Here, liberal systems hold a decisive advantage. At their best, they allow dissent without collapse. Policies can be challenged, revised, or abandoned without delegitimizing the system itself. Feedback is treated as information rather than sabotage. Authoritarian conservatism, by contrast, suppresses feedback in the name of stability. History shows that systems without feedback fail suddenly and catastrophically.
This advantage, however, is conditional. Liberalism that becomes technocratic, symbolic, or detached from material realities will not survive. A future-ready liberalism must rebuild the social contract it allowed to erode. It must protect people from the disruptions of progress rather than outsourcing those costs while celebrating innovation.
Who actually did better — and what that implies
Measured by outcomes rather than rhetoric, liberal political traditions have done more to extend life, reduce suffering, and expand human potential. They widened the moral circle and built institutions capable of learning from failure. Conservatism, while occasionally preventing reckless change, has more often defended hierarchies that history eventually dismantled under pressure.

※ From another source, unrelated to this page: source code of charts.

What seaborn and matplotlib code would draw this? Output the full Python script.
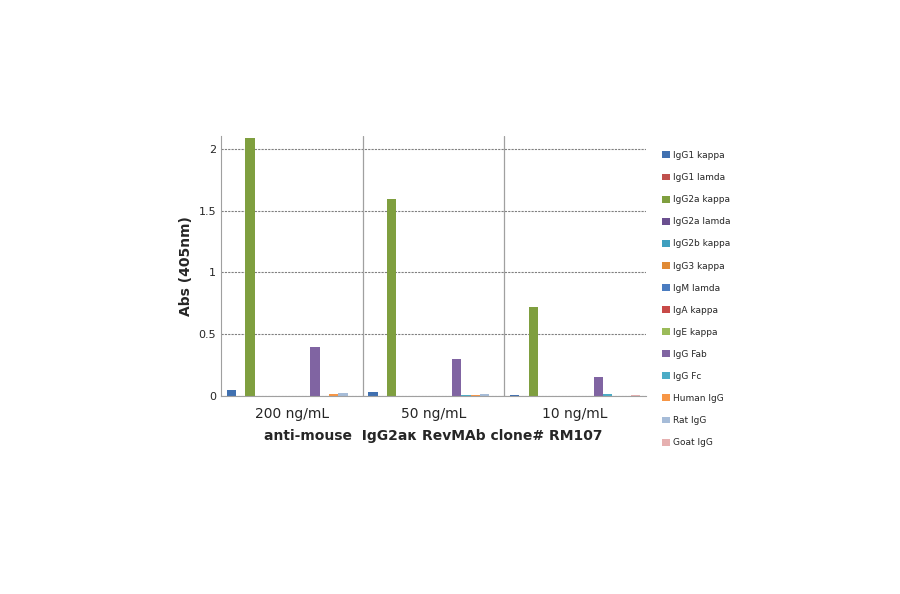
import numpy as np
import pandas as pd
import seaborn as sns
import matplotlib.pyplot as plt

groups = ['200 ng/mL', '50 ng/mL', '10 ng/mL']
series = ['IgG1 kappa', 'IgG1 lamda', 'IgG2a kappa', 'IgG2a lamda', 'IgG2b kappa',
          'IgG3 kappa', 'IgM lamda', 'IgA kappa', 'IgE kappa', 'IgG Fab', 'IgG Fc',
          'Human IgG', 'Rat IgG', 'Goat IgG']
colors = ['#4070b0', '#c0504d', '#7f9f3f', '#6a4f8f', '#3f9fbf', '#e08a35', '#4a7cc0',
          '#c84a48', '#9bbb59', '#8064a2', '#4bacc6', '#f79646', '#a6bcd8', '#e6b0b0']

vals_200 = [0.05, 0, 2.09, 0, 0, 0, 0, 0, 0, 0.40, 0, 0.02, 0.025, 0]
vals_50 = [0.035, 0, 1.59, 0, 0, 0, 0, 0, 0, 0.30, 0.005, 0.01, 0.015, 0]
vals_10 = [0.005, 0, 0.72, 0, 0, 0, 0, 0, 0, 0.15, 0.02, 0, 0, 0.005]

rows = []
for g, vals in zip(groups, [vals_200, vals_50, vals_10]):
    for s, v in zip(series, vals):
        rows.append({'conc': g, 'series': s, 'abs': v})
df = pd.DataFrame(rows)

sns.set_style('white')
fig = plt.figure(figsize=(9, 5.94), dpi=100)
ax = fig.add_axes([0.2456, 0.3333, 0.472, 0.437])
sns.barplot(data=df, x='conc', y='abs', hue='series', hue_order=series,
            palette=colors, ax=ax, width=0.92, saturation=1, linewidth=0,
            legend=True)

ax.set_ylim(0, 2.1)
ax.set_yticks([0, 0.5, 1, 1.5, 2])
ax.set_yticklabels(['0', '0.5', '1', '1.5', '2'], fontsize=8)
ax.yaxis.grid(True, linestyle=(0, (2, 1)), color='#808080', linewidth=0.8)
ax.set_axisbelow(True)
ax.set_xlim(-0.5, 2.5)
for xv in [0.5, 1.5]:
    ax.axvline(xv, color='#a0a0a0', linewidth=0.9)
for sp in ['top', 'right']:
    ax.spines[sp].set_visible(False)
for sp in ['left', 'bottom']:
    ax.spines[sp].set_color('#a0a0a0')
ax.tick_params(axis='x', labelsize=10, length=0, pad=8)
ax.tick_params(axis='y', length=0)
ax.set_xlabel('anti-mouse  IgG2aκ RevMAb clone# RM107', fontsize=10, fontweight='bold', labelpad=6)
ax.set_ylabel('Abs (405nm)', fontsize=10, fontweight='bold')

ax.legend(loc='upper left', bbox_to_anchor=(1.02, 0.975), frameon=False, fontsize=6.5,
          handlelength=0.8, handleheight=0.8, labelspacing=1.45, handletextpad=0.4)

fig.savefig('out.png', dpi=100)
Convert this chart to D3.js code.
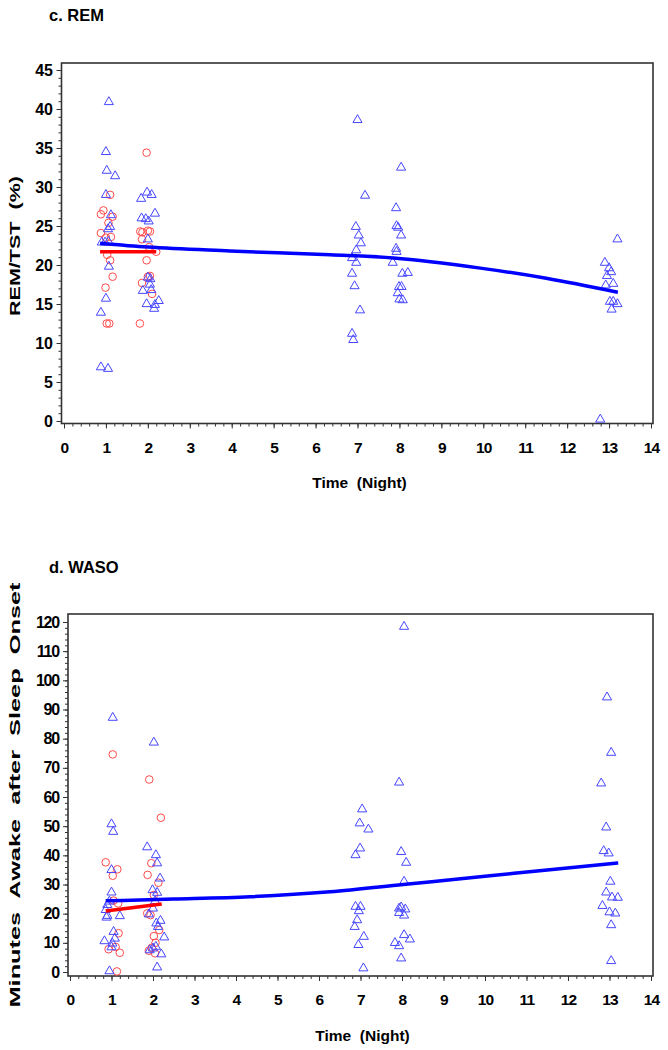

But the deeper lesson is not ideological victory. Humanity’s future will not be secured by reactionary conservatism, nor by hollow neoliberal liberalism. It will depend on systems that combine liberalism’s openness to evidence and reform with a serious respect for institutions, social cohesion, and material security.
For the Philippines and similar economies, this balance is not philosophical. It is practical. Development without inclusion produces instability. Innovation without protection produces resentment. Tradition without adaptation produces fragility.
The question that matters is not who won the past, but who is willing to build systems capable of surviving the future. History suggests the answer favors those willing to change themselves — without pretending that change has no cost or that tradition is always wisdom.